Scan the material that follows. Copy every line containing the word "this".

MATERIAL PROVIDED:
>>

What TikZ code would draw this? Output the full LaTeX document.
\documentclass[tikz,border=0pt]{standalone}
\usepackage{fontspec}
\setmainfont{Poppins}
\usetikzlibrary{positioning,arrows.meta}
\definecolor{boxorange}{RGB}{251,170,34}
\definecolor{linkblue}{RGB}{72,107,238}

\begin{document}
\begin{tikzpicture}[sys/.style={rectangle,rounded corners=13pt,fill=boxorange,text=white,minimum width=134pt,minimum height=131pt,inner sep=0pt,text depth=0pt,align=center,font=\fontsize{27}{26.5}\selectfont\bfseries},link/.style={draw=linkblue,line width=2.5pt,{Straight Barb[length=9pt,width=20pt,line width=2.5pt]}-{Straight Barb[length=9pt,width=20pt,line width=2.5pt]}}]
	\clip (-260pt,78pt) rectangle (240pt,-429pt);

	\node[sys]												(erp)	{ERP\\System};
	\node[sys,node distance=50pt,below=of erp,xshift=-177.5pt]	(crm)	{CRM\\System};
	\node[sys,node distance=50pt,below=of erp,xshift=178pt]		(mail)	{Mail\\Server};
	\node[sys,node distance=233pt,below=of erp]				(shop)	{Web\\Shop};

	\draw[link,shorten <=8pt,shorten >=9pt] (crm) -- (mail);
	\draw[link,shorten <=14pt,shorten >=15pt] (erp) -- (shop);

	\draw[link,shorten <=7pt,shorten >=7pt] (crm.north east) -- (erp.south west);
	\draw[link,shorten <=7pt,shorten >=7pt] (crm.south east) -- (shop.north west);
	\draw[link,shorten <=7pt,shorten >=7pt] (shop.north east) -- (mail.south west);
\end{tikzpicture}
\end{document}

<<
>>

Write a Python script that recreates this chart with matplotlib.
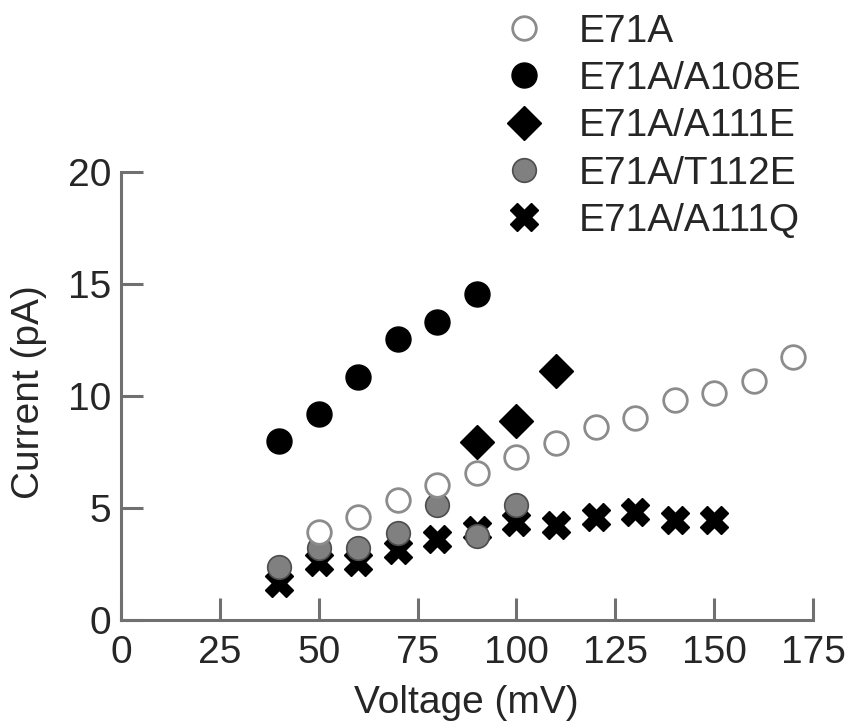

<<

OUTPUT OF THE EXERCISE:
What TikZ code would draw this? Output the full LaTeX document.
Write a Python script that recreates this chart with matplotlib.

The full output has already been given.